Тут важен один момент. Они считают себя лучшими не только относительно тех, кто окружал их в покинутой провинции. Они — лучшие и относительно тех, кто окружил их в местах новой жизни. Многие переехавшие в Москву иркутяне ставят себя выше оставшихся в Иркутске иркутян, но при этом оценивают себя как людей более высокого качества, нежели коренные москвичи. Отъехавшие дальше на Запад уверены в том, что у себя на родине они были “солью земли российской”. Но и в новых отечествах они круче всех, кто там родился и живет. Мои знакомые, выбравшие для ПМЖ уютную Новую Зеландию, как презрительно величали “кивиками” тамошних чрезмерно улыбчивых граждан, так и величают до сих пор. Как считали их туповатыми, так и считают. А уж как часто приходится встречать бывших соотечественников, осевших в США и уверенных в том, что оставшиеся в России — это существа низшего порядка — например, с непреодолимыми инстинктами рабства, а в России нет места свободному человеку, однако и рядовые американцы — это просто клоны Фореста Гампа.
Записал когда-то себе в блокнотик замечательные слова одной гражданки Франции, бывшей россиянки: “Знаешь, Париж — это действительно лучший город на земле. Особенно, если выселить оттуда всех французов”.
Отрицать наличие описанного явления, наверное, невозможно. В конце концов, мне абсолютно не верится, что есть на земле люди, которые в эпоху столь динамичных трансрегиональных и транснациональных коммуникаций вообще не сталкивались с людьми описанного типа.
Во избежание возможных критических реакций хочу заметить, что специально использовал слово “многие”, а не “все” и даже не “большинство”. Правда, также совершенно сознательно воздержался от более нейтрального слова “некоторые”.
Разумеется, я отдаю себе отчет в том, что не все такие. Но раз уж человек так устроен, что ему трудно обойтись без принадлежности к какому-нибудь сообществу избранных, то пусть уж это будут ушельцы. Они, по крайней мере согласно выбранному им стилю жизни, меняются в составе, а не мельтешат все время — одни и те же — перед глазами.
Золотой век
Интуитивно чувствовал, что “золотым веком” продажной любви стали 2001— 2003 гг. Общество очухалось от дефолта, это были первые годы “потребительской революции” — по-своему забавные времена, лишенные какого-либо событийного и стилевого колорита (которого было с избытком, что в конце 1980-х, что в 1990-е), но отмеченные стремительным расширением “потребительского” опыта.
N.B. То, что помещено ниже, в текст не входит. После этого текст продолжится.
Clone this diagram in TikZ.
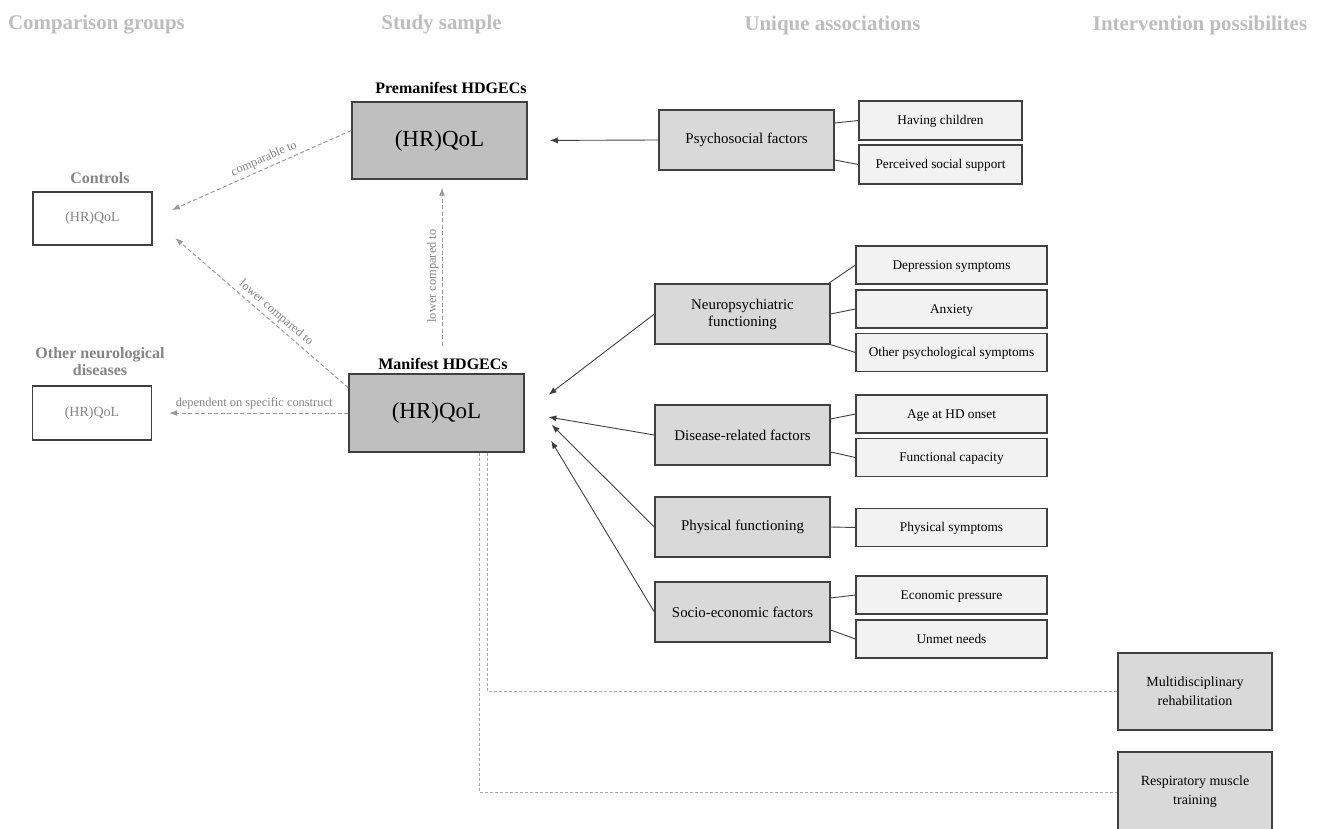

В 2001 — 2003 гг. произошла обычная для системы “расширенного капиталистического воспроизводства” конвертация “предметов роскоши” в “массовое товарное производство”. “Предметы роскоши” чуть подешевели, и их стало очень много, масса начала зарабатывать чуть больше — ищущие друг друга одинокие сердца массовых производителей и массовых потребителей нашли друг друга.
Коснулся сей процесс и сферы сексуальных услуг.
В 2001 — 2003 гг. российский человек со средними во всех отношениях доходами неожиданно, с некой смесью удивления и опаски, открыл, что он может позволить себе пользоваться услугами “девушек по вызову”. Открыл, что продажная любовь не распадается на запредельно высшие и отвратительно низшие фракции, — она уже не удел “правящей элиты” и водителей-“дальнобойщиков” с гастарбайтерами. Открыл, что существует продажная любовь для среднего класса, для людей, скажем так, “интеллигентных”. А продажной любови, да и не раз, “интеллигентному человеку” хотелось давно — со времен, когда он читал о ней в советских книжках.